Les différents pays pourront-ils faire face au futur accroissement pharaonique de la production minière nécessaire pour assurer les besoins en ressources liés à la transition énergétique ?

Tout dépend de la forme de la transition énergétique. Le choix (auquel je ne crois pas) d’un mix énergétique 100% renouvelable demanderait un nombre d’éoliennes et une surface de panneaux solaires tellement pharaoniques que les métaux critiques ne pourraient pas suivre.

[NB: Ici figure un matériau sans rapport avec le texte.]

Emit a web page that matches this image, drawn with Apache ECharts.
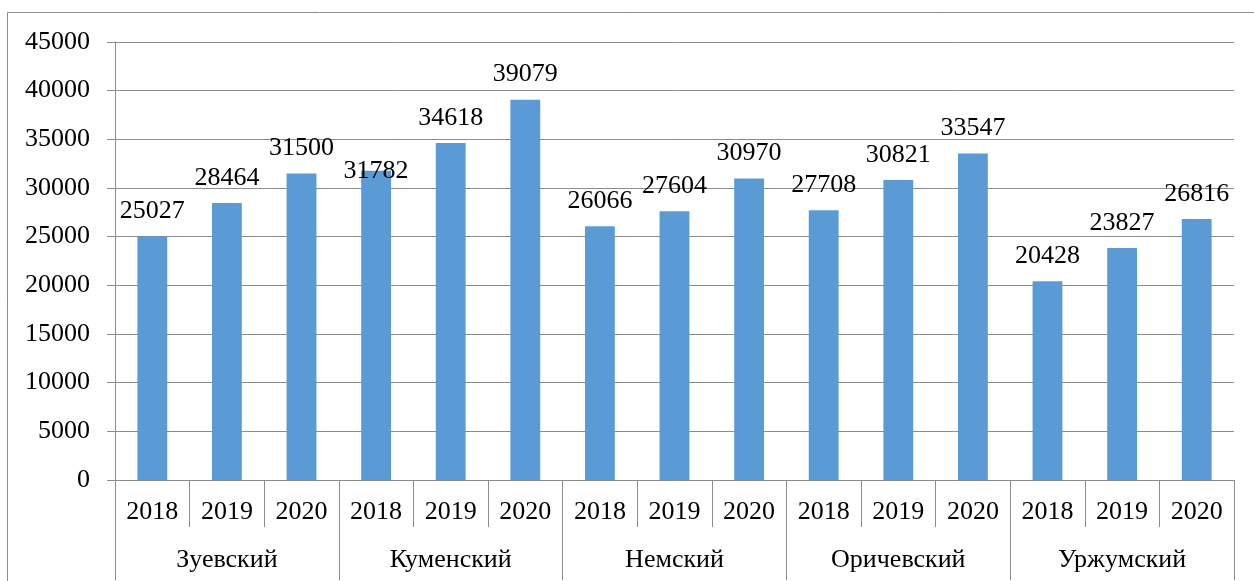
<!DOCTYPE html>
<html>
<head>
<meta charset="utf-8">
<script src="https://cdn.jsdelivr.net/npm/echarts@6/dist/echarts.min.js"></script>
<style>
  html, body { margin: 0; padding: 0; background: #fff; }
  #chart { width: 1254px; height: 581px; }
</style>
</head>
<body>
<div id="chart"></div>
<script>
const districts = ['Зуевский', 'Куменский', 'Немский', 'Оричевский', 'Уржумский']
const years = ['2018', '2019', '2020']
const values = [
  25027, 28464, 31500,
  31782, 34618, 39079,
  26066, 27604, 30970,
  27708, 30821, 33547,
  20428, 23827, 26816
]
const yTicks = [0, 45000, 5000] // min, max, step

const font = "'Liberation Serif', 'Times New Roman', serif"
const gray = '#8c8c8c'

// one year label per bar
const yearLabels = []
districts.forEach(() => years.forEach(y => yearLabels.push(y)))

// in the original the 31782 label sits lower, next to its bar top
const barData = values.map((v, i) =>
  i === 3 ? { value: v, label: { offset: [0, 26] } } : v
)

const chart = echarts.init(document.getElementById('chart'))

chart.setOption({
  animation: false,
  graphic: [{
    type: 'rect',
    shape: { x: 7.5, y: 12.5, width: 1300, height: 700 },
    style: { fill: 'none', stroke: gray, lineWidth: 1 },
    silent: true
  }],
  grid: {
    left: 115,
    right: 20,
    top: 42,
    bottom: 101
  },
  xAxis: [{
    type: 'category',
    data: yearLabels,
    axisLine: { show: true, lineStyle: { color: gray } },
    axisTick: { show: true, interval: 0, length: 47, lineStyle: { color: gray } },
    axisLabel: {
      interval: 0,
      margin: 19,
      color: '#000',
      fontFamily: font,
      fontSize: 26
    }
  }, {
    type: 'category',
    data: districts,
    position: 'bottom',
    axisLine: { show: false },
    axisTick: { show: true, interval: 0, length: 100, lineStyle: { color: gray } },
    axisLabel: {
      interval: 0,
      margin: 67,
      color: '#000',
      fontFamily: font,
      fontSize: 26
    }
  }],
  yAxis: {
    type: 'value',
    min: yTicks[0],
    max: yTicks[1],
    interval: yTicks[2],
    axisLine: { show: true, lineStyle: { color: gray } },
    axisTick: { show: true, length: 8, lineStyle: { color: gray } },
    splitLine: { lineStyle: { color: gray } },
    axisLabel: {
      margin: 25,
      color: '#000',
      fontFamily: font,
      fontSize: 26,
      formatter: v => String(v)
    }
  },
  series: [{
    type: 'bar',
    xAxisIndex: 0,
    data: barData,
    barWidth: '40%',
    itemStyle: { color: '#5b9bd5' },
    label: {
      show: true,
      position: 'top',
      distance: 12,
      color: '#000',
      fontFamily: font,
      fontSize: 26
    }
  }]
})
</script>
</body>
</html>
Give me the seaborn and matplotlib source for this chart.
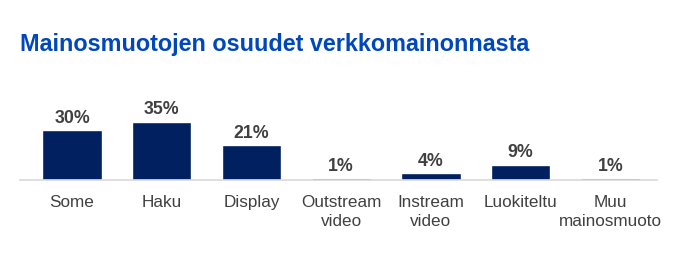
import matplotlib
matplotlib.use("Agg")
import matplotlib.pyplot as plt
import seaborn as sns
import pandas as pd

categories = ["Some", "Haku", "Display", "Outstream\nvideo", "Instream\nvideo", "Luokiteltu", "Muu\nmainosmuoto"]
values = [30, 35, 21, 1, 4, 9, 1]
labels = ["30%", "35%", "21%", "1%", "4%", "9%", "1%"]
title = "Mainosmuotojen osuudet verkkomainonnasta"

sns.set_theme(style="white")
plt.rcParams["font.family"] = ["Liberation Sans", "DejaVu Sans"]

df = pd.DataFrame({"cat": categories, "val": values})

W, H = 700, 264
fig = plt.figure(figsize=(W / 100, H / 100), dpi=100)
ax = fig.add_axes([20 / W, (H - 180) / H, (657 - 20) / W, 90 / H])

sns.barplot(data=df, x="cat", y="val", color="#002060", width=0.66,
            saturation=1, ax=ax, zorder=2)

ax.set_xlim(-0.58, 6.52)
ax.set_ylim(0, 54.3)
for i, (v, lab) in enumerate(zip(values, labels)):
    ax.annotate(lab, (i, v), xytext=(0, 2.6), textcoords="offset points",
                ha="center", va="bottom", fontsize=12.8, fontweight="bold",
                color="#404040")

ax.set_xlabel("")
ax.set_ylabel("")
ax.set_yticks([])
for s in ["top", "right", "left"]:
    ax.spines[s].set_visible(False)
ax.spines["bottom"].set_color("#d9d9d9")
ax.spines["bottom"].set_linewidth(1.2)
ax.spines["bottom"].set_zorder(3)
ax.tick_params(axis="x", length=0, pad=10.5, labelsize=12.3, labelcolor="#404040")
for t in ax.get_xticklabels():
    t.set_linespacing(1.34)

fig.text(20 / W, 1 - 44 / H, title, fontsize=16.8, fontweight="bold",
         color="#0047BB", ha="left", va="center")

fig.savefig("out.png", dpi=100, facecolor="white")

Les métaux critique seront probablement le premier « door stopper » des renouvelables.

En revanche, une transition énergétique raisonnable avec un pourcentage de l’ordre de 30% d’énergie renouvelable surtout utilisée localement devrait être soutenable du point de vue des métaux critiques 

Le point délicat ne sera pas seulement la disponibilité mais surtout la répartition géographique de ces ressources avec les problèmes géopolitiques que cela peut engendrer. En se lançant corps et âme dans les énergies renouvelables on se jette un peu de façon naïve dans les bras des Chinois.    

Comment la France peut faire face à cette situation ? Quelles sont les solutions pour accéder à ces précieuses ressources ?

Le BRGM (Bureau de Recherches Géologiques et Minières) détient la cartographie de toutes les ressources minérales existantes en France dont le sol recèle du lithium, des terres rares et de l’uranium. Dans un pays qui souhaite relancer son potentiel industriel, la mine devrait faire partie des futures activités industrielles tout en sachant que ce n’est pas l’activité la plus noble sur le plan environnemental. La mine requiert notamment beaucoup d’eau et d’énergie. 

La France et l’Europe sont-elles prêtes, au nom de la transition énergétique, à se relancer dans l’activité minière ?  Rien n’est moins sûr.